- [GOAL]: Which lines hold the string "this"? Copy every one of them.

Charts and diagrams as code
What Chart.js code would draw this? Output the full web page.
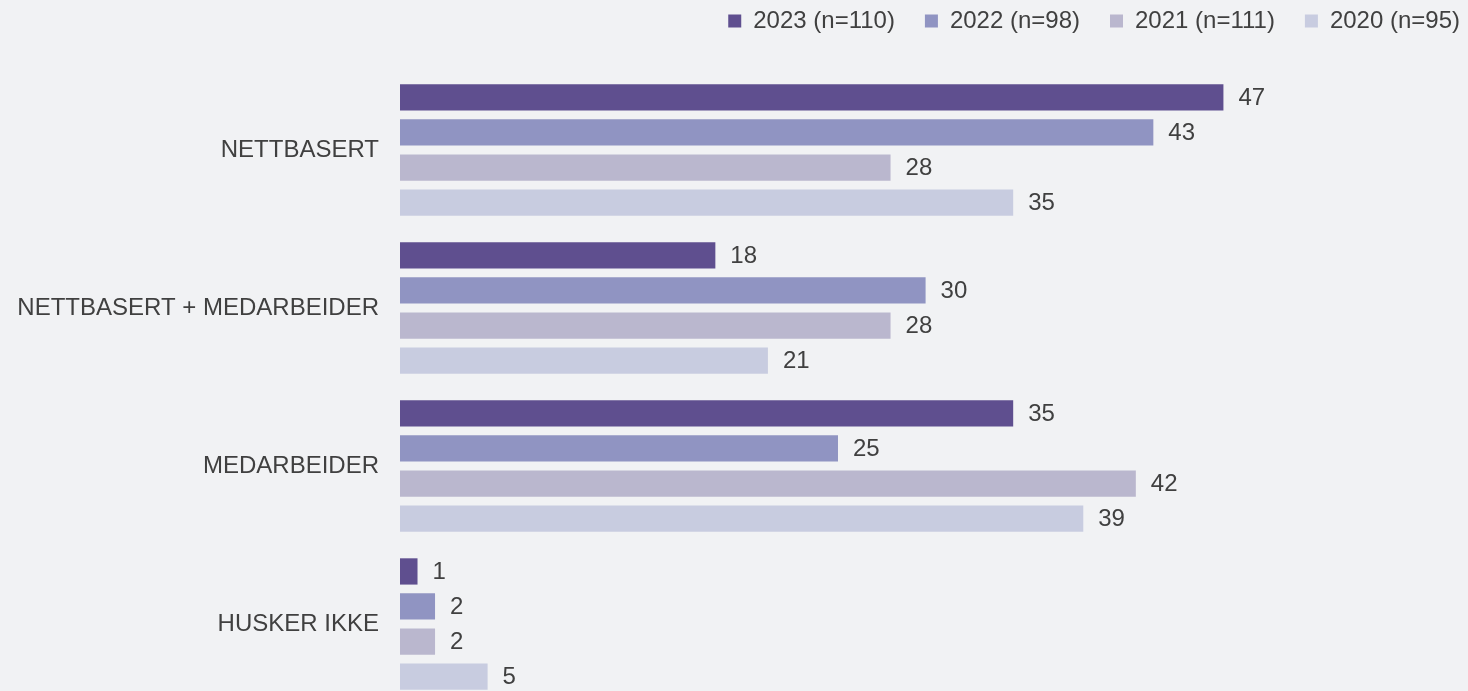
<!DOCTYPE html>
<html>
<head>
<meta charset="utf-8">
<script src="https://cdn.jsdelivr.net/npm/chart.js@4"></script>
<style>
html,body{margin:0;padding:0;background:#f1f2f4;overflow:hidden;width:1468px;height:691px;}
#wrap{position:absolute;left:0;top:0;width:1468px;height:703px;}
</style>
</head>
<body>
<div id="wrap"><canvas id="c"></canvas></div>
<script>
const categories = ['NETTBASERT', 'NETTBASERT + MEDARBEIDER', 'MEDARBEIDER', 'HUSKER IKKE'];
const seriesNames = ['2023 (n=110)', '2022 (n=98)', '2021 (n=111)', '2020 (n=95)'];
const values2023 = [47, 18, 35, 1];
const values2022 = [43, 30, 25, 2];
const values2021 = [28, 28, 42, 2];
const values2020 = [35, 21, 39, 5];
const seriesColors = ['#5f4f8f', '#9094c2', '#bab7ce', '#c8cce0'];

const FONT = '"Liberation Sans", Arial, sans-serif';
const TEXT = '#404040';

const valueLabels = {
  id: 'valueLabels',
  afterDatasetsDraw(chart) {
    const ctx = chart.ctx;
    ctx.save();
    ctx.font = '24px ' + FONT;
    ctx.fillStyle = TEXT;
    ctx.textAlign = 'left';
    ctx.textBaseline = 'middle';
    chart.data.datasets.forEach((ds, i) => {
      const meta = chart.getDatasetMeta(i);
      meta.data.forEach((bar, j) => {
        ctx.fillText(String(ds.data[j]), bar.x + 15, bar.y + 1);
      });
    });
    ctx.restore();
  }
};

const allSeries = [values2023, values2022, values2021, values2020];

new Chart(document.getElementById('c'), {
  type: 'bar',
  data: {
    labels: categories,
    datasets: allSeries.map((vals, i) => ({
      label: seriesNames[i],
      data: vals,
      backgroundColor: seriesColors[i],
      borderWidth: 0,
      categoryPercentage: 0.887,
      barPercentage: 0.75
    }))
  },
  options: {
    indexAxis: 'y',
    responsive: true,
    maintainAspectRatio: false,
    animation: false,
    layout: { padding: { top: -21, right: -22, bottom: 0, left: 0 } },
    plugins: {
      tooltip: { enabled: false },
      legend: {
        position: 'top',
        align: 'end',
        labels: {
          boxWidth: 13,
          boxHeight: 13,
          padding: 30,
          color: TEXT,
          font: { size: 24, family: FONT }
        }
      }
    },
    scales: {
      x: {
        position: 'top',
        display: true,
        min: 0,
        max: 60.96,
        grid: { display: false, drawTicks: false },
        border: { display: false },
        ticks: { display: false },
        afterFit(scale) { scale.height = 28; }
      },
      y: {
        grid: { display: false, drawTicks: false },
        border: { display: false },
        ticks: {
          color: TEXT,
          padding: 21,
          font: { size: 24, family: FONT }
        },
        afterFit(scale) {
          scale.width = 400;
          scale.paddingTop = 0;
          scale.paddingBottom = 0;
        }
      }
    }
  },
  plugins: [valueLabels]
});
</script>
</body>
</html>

--

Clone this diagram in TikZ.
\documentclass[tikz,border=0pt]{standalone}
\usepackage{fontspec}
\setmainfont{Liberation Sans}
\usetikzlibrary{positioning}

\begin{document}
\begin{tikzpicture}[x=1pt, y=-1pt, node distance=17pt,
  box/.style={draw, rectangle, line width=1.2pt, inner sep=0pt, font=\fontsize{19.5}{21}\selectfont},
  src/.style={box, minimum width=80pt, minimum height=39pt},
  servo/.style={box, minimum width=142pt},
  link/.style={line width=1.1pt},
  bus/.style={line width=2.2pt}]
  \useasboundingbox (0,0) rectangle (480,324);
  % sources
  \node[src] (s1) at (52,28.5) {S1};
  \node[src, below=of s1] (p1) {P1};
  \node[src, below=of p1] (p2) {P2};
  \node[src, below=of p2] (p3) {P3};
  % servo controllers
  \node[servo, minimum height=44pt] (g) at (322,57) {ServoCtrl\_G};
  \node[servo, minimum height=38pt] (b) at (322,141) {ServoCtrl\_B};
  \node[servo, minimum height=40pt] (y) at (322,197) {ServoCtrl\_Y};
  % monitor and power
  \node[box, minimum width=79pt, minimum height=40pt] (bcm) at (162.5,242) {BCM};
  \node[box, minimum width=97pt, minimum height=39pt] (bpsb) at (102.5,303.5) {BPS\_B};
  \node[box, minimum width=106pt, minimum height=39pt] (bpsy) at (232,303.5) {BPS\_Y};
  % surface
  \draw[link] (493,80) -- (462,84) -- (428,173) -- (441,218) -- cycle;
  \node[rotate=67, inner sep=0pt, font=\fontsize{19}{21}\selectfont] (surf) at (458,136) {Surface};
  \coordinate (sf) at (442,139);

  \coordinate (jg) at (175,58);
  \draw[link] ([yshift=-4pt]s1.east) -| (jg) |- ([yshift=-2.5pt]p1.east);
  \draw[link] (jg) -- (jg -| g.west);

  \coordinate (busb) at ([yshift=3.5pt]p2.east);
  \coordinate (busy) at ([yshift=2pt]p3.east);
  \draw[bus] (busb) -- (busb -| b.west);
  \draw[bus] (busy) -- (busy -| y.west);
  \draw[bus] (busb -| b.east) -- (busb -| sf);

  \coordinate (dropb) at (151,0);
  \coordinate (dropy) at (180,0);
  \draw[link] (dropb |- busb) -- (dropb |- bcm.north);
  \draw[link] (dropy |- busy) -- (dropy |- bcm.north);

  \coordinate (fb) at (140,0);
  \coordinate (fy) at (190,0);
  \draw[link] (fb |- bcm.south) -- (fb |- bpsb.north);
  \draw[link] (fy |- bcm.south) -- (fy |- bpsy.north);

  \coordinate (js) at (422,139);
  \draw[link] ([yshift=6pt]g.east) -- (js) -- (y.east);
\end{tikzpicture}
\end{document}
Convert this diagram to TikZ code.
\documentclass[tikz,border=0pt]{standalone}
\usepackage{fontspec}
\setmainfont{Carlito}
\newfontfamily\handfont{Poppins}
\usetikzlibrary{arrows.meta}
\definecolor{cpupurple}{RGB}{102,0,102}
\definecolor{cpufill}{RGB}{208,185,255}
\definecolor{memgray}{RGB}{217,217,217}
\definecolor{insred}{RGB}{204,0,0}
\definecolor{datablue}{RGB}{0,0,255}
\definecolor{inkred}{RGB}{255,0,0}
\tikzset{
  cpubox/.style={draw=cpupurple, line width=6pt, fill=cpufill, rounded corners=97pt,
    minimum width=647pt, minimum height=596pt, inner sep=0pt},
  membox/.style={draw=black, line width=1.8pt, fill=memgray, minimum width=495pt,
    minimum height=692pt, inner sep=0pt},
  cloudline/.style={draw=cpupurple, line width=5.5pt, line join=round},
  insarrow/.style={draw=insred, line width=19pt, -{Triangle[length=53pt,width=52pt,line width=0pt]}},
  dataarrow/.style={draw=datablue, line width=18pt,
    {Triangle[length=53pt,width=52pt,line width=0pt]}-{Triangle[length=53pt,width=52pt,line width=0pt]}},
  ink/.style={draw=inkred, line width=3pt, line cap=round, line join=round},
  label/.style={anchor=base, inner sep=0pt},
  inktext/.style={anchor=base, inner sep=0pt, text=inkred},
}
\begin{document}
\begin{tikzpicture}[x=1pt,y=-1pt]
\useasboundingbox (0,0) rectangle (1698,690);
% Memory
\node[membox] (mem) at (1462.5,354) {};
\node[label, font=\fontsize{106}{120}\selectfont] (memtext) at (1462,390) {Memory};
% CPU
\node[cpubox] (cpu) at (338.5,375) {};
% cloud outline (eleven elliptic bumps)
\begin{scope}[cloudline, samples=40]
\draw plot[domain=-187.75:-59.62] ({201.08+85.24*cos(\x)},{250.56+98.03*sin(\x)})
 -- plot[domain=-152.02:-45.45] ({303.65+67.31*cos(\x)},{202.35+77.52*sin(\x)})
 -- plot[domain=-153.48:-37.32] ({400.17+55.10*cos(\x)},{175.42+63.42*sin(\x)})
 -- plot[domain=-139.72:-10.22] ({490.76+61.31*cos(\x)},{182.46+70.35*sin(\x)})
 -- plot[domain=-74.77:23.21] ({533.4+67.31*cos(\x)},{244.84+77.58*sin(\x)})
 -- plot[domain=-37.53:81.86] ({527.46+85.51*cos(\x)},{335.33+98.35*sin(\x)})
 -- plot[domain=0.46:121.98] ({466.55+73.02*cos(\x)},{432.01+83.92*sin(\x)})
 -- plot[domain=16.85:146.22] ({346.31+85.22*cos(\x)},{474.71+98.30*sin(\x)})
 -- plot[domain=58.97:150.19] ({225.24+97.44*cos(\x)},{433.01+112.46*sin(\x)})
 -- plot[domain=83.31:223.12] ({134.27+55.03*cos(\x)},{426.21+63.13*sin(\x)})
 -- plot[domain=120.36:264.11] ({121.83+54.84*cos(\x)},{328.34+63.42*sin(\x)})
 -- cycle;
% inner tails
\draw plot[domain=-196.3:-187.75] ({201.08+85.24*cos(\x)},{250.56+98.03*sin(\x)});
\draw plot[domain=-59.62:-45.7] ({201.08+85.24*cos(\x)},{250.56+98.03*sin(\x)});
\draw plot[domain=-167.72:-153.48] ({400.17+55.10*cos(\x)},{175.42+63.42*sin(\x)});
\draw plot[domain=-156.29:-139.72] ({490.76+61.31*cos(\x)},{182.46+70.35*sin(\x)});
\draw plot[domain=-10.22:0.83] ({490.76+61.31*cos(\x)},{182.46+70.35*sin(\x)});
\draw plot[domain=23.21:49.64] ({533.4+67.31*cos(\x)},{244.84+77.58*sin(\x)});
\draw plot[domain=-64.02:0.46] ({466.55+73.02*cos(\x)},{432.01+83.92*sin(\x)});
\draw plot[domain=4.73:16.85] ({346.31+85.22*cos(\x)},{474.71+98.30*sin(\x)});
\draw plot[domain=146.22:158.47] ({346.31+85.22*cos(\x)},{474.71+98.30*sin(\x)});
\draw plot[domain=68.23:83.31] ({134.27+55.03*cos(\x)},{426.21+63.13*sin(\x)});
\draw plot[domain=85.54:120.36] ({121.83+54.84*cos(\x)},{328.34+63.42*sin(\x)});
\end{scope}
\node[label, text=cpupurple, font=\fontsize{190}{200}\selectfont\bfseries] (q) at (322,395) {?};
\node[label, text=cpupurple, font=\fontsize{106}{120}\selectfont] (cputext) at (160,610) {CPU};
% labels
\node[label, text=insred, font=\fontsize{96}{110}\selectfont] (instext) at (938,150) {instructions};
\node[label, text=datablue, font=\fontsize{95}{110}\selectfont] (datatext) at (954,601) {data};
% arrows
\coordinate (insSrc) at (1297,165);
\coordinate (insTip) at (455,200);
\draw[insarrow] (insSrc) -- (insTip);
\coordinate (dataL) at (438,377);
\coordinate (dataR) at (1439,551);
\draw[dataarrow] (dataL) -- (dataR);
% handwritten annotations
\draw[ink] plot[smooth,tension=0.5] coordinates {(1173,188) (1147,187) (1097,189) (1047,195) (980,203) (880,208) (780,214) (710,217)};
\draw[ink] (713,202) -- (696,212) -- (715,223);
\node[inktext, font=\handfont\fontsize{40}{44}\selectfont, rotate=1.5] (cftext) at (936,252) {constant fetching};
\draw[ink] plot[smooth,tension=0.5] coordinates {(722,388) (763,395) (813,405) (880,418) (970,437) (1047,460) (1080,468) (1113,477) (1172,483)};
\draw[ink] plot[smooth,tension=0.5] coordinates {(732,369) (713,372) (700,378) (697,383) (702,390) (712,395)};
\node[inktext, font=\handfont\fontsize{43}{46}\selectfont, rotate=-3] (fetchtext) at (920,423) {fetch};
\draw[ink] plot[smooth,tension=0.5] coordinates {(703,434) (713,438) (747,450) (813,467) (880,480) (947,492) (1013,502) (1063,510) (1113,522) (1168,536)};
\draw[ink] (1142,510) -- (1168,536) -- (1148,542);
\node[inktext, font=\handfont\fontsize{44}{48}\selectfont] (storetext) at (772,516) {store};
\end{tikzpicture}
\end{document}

- [EXERCISE OUTPUT]:
What Chart.js code would draw this? Output the full web page.
Clone this diagram in TikZ.
Convert this diagram to TikZ code.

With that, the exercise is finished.